ZooKeeper’s zNodes provide a great way to cache a small cache across multiple running instances of the same application.

Let’s look into using Kafka’s Log Compaction feature for the same purpose.

Here’s some official reading on the subject: https://kafka.apache.org/documentation/#compaction.

And here’s a docker-compose file to get up-and-running quickly with the Confluent 4.0 platform which is the latest as of this writing.
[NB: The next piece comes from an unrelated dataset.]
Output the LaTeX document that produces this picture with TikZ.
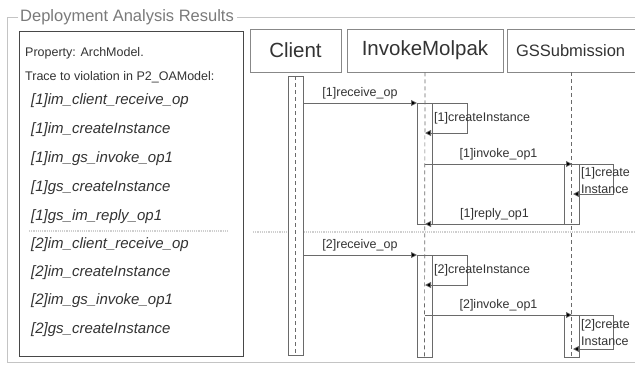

  • Copy the following content into a file called docker-compose.yml
  • execute the following command from the same directory: docker-compose up -d
version: "2"

services:
  zookeeper:
    container_name: zookeeper
    image: confluentinc/cp-zookeeper:4.0.0
    ports:
      - "2181:2181"
    hostname: zookeeper
    environment:
      ZOOKEEPER_CLIENT_PORT: 2181

  kafka:
    container_name: kafka
    image: confluentinc/cp-kafka:4.0.0
    hostname: kafka
    ports:
      - "9092"
      - "9091:9091"
    links:
      - zookeeper
    depends_on:
      - zookeeper
    environment:
      ADVERTISED_HOST_NAME: "kafka"
      KAFKA_INTER_BROKER_LISTENER_NAME: "PLAINTEXT"
      KAFKA_LISTENER_SECURITY_PROTOCOL_MAP: "EXTERNAL:PLAINTEXT,PLAINTEXT:PLAINTEXT"
      KAFKA_ADVERTISED_LISTENERS: "EXTERNAL://localhost:9091,PLAINTEXT://kafka:9092"
      KAFKA_ZOOKEEPER_CONNECT: zookeeper:2181
      KAFKA_DELETE_RETENTION_MS: 5000
      KAFKA_LOG_CLEANER_DELETE_RETENTION_MS: 5000
      KAFKA_OFFSETS_TOPIC_REPLICATION_FACTOR: 1      

  schema_registry:
    container_name: schema_registry
    image: confluentinc/cp-schema-registry:4.0.0
    ports:
      - "8081:8081"
    links:
      - zookeeper
      - kafka
    depends_on:
      - zookeeper
      - kafka
    environment:
      SCHEMA_REGISTRY_KAFKASTORE_CONNECTION_URL: zookeeper:2181
      SCHEMA_REGISTRY_HOST_NAME: schema_registry

  kafka_connect:
    container_name: kafka_connect
    image: confluentinc/cp-kafka-connect:4.0.0
    ports:
      - "8083:8083"
    links:
      - zookeeper
      - kafka
      - schema_registry
    depends_on:
      - zookeeper
      - kafka
      - schema_registry
    environment:
      # networking
      CONNECT_BOOTSTRAP_SERVERS: "kafka:9092"
      CONNECT_REST_ADVERTISED_HOST_NAME: "kafka_connect"
      CONNECT_REST_PORT: "8083"
      # kafka
      CONNECT_GROUP_ID: "kc"
      CONNECT_CONFIG_STORAGE_TOPIC: "kc-config"
      CONNECT_OFFSET_STORAGE_TOPIC: "kc-offset"
      CONNECT_STATUS_STORAGE_TOPIC: "kc-status"
      CONNECT_CONFIG_STORAGE_REPLICATION_FACTOR: 1
      CONNECT_OFFSET_STORAGE_REPLICATION_FACTOR: 1
      CONNECT_STATUS_STORAGE_REPLICATION_FACTOR: 1
      # convertors
      CONNECT_KEY_CONVERTER: "io.confluent.connect.avro.AvroConverter"
      CONNECT_VALUE_CONVERTER: "io.confluent.connect.avro.AvroConverter"
      CONNECT_KEY_CONVERTER_SCHEMA_REGISTRY_URL: "http://schema_registry:8081"
      CONNECT_VALUE_CONVERTER_SCHEMA_REGISTRY_URL: "http://schema_registry:8081"
      CONNECT_INTERNAL_KEY_CONVERTER: "org.apache.kafka.connect.json.JsonConverter"
      CONNECT_INTERNAL_VALUE_CONVERTER: "org.apache.kafka.connect.json.JsonConverter"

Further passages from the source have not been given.